Viñetas para dos actores
Hollywood aplica a menudo la fórmula de alternar parejas de actores famosos, insertándolas, como figuritas intercambiables, en películas donde el guión y todos los otros elementos que hacen al cine como medio de expresión son un simple relleno: la gente acudirá al cine a verlos a ellos. En el cine argentino reciente hay ejemplos de esta estrategia comercial: Guillermo Francella-Natalia Oreiro, Guillermo Francella-Araceli González, Araceli González-Pablo Echarri, Pablo Echárri-Mariano Martínez, y siguen las duplas.
Puede decirse que, más allá de cuál ha sido el germen de este proyecto (basado en una novela de Sergio Dubcovsky, hermano de uno de los productores), Dos hermanos terminó siendo un producto sostenido en la presencia en pantalla de dos actores populares. El planteo es legítimo y recuerda a la reunión de otros dos buenos actores de importante trayectoria, Federico Luppi y Norma Aleandro, en Sol de otoño (1996, Eduardo Mignogna). Pero la historia de Dos hermanos se desenvuelve medio a los saltos, como viñetas, sin que se profundice demasiado ninguna de sus aristas.
Los hermanos en cuestión son Susana, una señora excéntrica y manipuladora (Graciela Borges), y Marcos, un sesentón reprimido (Antonio Gasalla), quien, al parecer, ha vivido a la sombra de su madre (Elena Lucena, presente en el cine argentino desde los años ’30, muy digna aquí con sus 95 años). Hay equívocas operaciones inmobiliarias, idas y venidas entre Buenos Aires y un apacible pueblo uruguayo, encuentros de distinto tipo que permiten la aparición de otros personajes (desde una reunión de consorcio hasta un cumpleaños familiar), y una apelación no precisamente original al teatro como vía de emancipación. Ciertos apuntes irónicos no parecen haberse aprovechado a fondo, como los comentarios discriminatorios de Susana (que bien podría ser amiga de la Beba que Norma Aleandro interpretó en Cama adentro) o la obsesión de la familia por ver por TV a una figura emblemática del resguardo de las apariencias como Mirtha Legrand. Los conflictos familiares que asoman –nada livianos– se diluyen entre líneas de diálogo graciosas y las intervenciones siempre desatinadas de Susana.
Eficaces toques musicales y algunas buenas ideas (el ruido de pasos que se mantiene con un cambio de escena, el giro tal vez onírico a la comedia musical como ocurría en El nido vacío) suman puntos a este film desparejo.

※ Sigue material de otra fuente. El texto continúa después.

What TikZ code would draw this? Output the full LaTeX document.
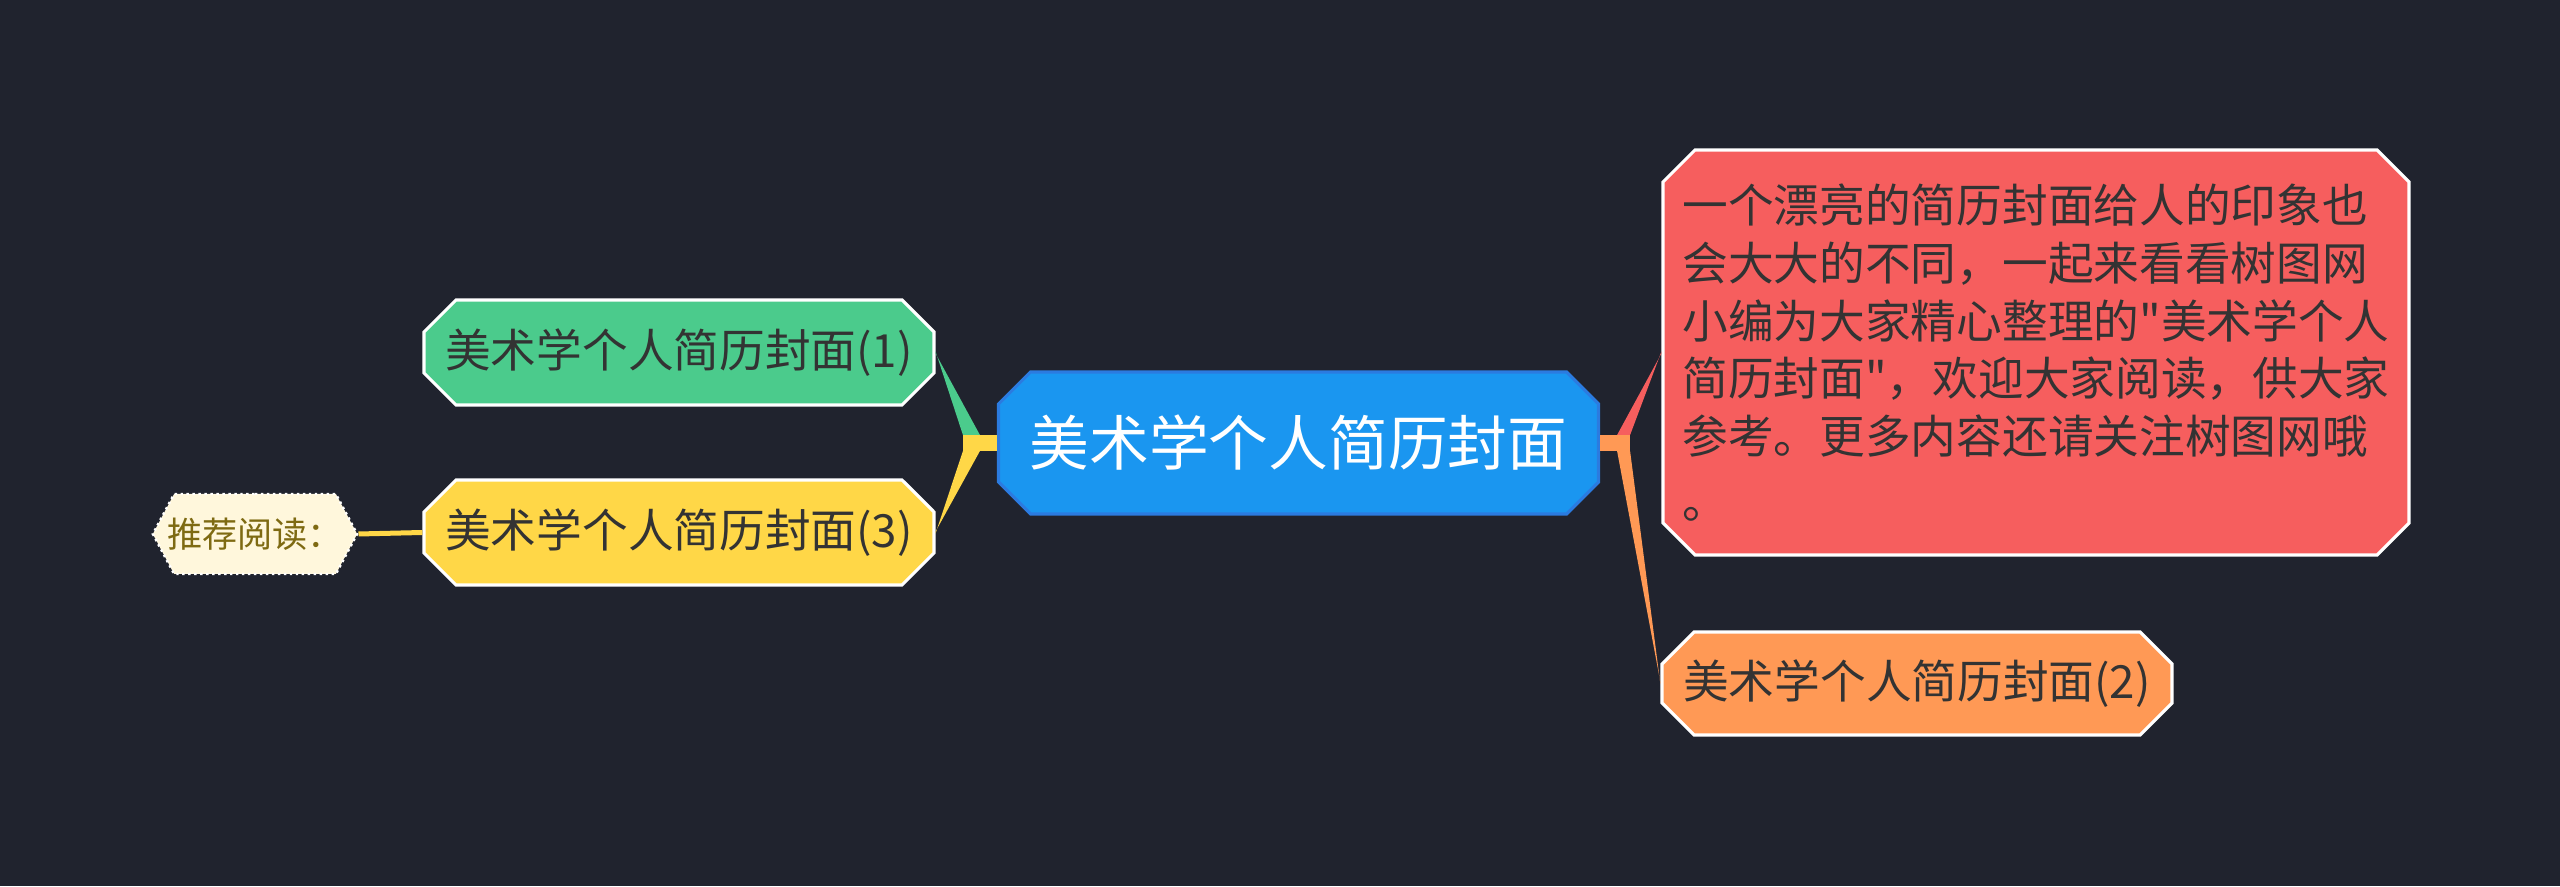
\documentclass[tikz,border=0pt]{standalone}
\usepackage{fontspec}
\newfontfamily\cjkfont{Noto Sans CJK SC}
\usetikzlibrary{shapes.misc, shapes.symbols}
\definecolor{bgc}{HTML}{20232E}
\definecolor{rootc}{HTML}{1A96F0}
\definecolor{rootb}{HTML}{2B7BE0}
\definecolor{greenc}{HTML}{4BCB8C}
\definecolor{yellowc}{HTML}{FFD747}
\definecolor{redc}{HTML}{F65E5E}
\definecolor{orangec}{HTML}{FF9955}
\definecolor{palec}{HTML}{FFF7DC}
\definecolor{olivec}{HTML}{7E6A12}
\definecolor{textc}{HTML}{333333}

\begin{document}
\begin{tikzpicture}[
    c/.style={chamfered rectangle, chamfered rectangle xsep=0.16cm, chamfered rectangle ysep=0.16cm, draw=white, line width=0.9pt, text=textc, font=\cjkfont\fontsize{13pt}{16.4pt}\selectfont, inner sep=0pt, minimum width=5.1cm, minimum height=1.05cm},
    r/.style={signal, signal to=east and west, signal pointer angle=124, draw=white, densely dotted, line width=0.7pt, fill=palec, text=olivec, font=\cjkfont\fontsize{10pt}{12pt}\selectfont, inner ysep=0pt, inner xsep=-0.07cm, minimum width=1.89cm, minimum height=0.8cm},
    l/.style={line width=0.05cm},
]
\fill[bgc] (0,0) rectangle (25.6,8.86);

\node[c, fill=rootc, draw=rootb, text=white, font=\cjkfont\fontsize{17pt}{20pt}\selectfont, minimum width=6.0cm, minimum height=1.42cm] (root) at (12.985,4.43) {美术学个人简历封面};

\node[c, fill=greenc] (c1) at (6.79,5.335) {美术学个人简历封面(1)};
\node[c, fill=yellowc] (c3) at (6.79,3.535) {美术学个人简历封面(3)};
\node[r] (rec) at (2.55,3.52) {推荐阅读：};

\node[c, fill=redc, align=left, minimum width=7.46cm, minimum height=4.05cm] (info) at (20.36,5.335) {一个漂亮的简历封面给人的印象也\\会大大的不同，一起来看看树图网\\小编为大家精心整理的"美术学个人\\简历封面"，欢迎大家阅读，供大家\\参考。更多内容还请关注树图网哦\\[2pt]。};
\node[c, fill=orangec, minimum height=1.03cm] (c2) at (19.17,2.025) {美术学个人简历封面(2)};

% left branches
\fill[yellowc] ([shift={(0,0.08)}]root.west) rectangle ([shift={(-0.34,-0.08)}]root.west);
\fill[greenc] ([shift={(-0.34,0.08)}]root.west) -- ([shift={(-0.17,0.08)}]root.west) -- ([yshift=-0.01cm]c1.east) -- ([yshift=0.01cm]c1.east) -- cycle;
\fill[yellowc] ([shift={(-0.34,-0.08)}]root.west) -- ([shift={(-0.17,-0.08)}]root.west) -- ([yshift=0.01cm]c3.east) -- ([yshift=-0.01cm]c3.east) -- cycle;
\draw[l, yellowc] (rec.east) -- (c3.west);

% right branches
\fill[orangec] ([shift={(0,0.08)}]root.east) rectangle ([shift={(0.30,-0.08)}]root.east);
\fill[redc] ([shift={(0.30,0.08)}]root.east) -- ([shift={(0.17,0.08)}]root.east) -- ([yshift=-0.01cm]info.west) -- ([yshift=0.01cm]info.west) -- cycle;
\fill[orangec] ([shift={(0.30,-0.08)}]root.east) -- ([shift={(0.17,-0.08)}]root.east) -- ([yshift=0.01cm]c2.west) -- ([yshift=-0.01cm]c2.west) -- cycle;
\end{tikzpicture}
\end{document}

Entre los méritos hay que señalar, también, el desempeño de Graciela Borges, algo exterior pero divertida, y con momentos –como cuando dialoga con una vieja amiga– en los que mirada y tonos de voz se ajustan acertadamente al estado de ánimo de su Susana en su costado más vulnerable. Antonio Gasalla, en cambio, recurre a sus tics habituales (ojos muy abiertos, la cabeza en movimiento) que remiten inmediatamente a sus criaturas para el teatro y la televisión. No es casual que, de sus varias participaciones en cine, la única celebrable haya sido la de Esperando la carroza, donde precisamente componía a uno de sus personajes.
En tanto, a favor de Daniel Burman (1973, Buenos Aires), puede destacarse su interés por abordar la comedia dramática con nobleza, así como el hecho de ir dando forma (con películas como El abrazo partido, Derecho de familia y El nido vacío), a una obra que habla de la familia argentina sin el conservadorismo costumbrista de antaño (del que abreva bastante Juan José Campanella), animándose a explorar –aunque no demasiado, siempre cuidadoso de no ofender a nadie– las contradicciones y las zonas oscuras que anidan en su seno.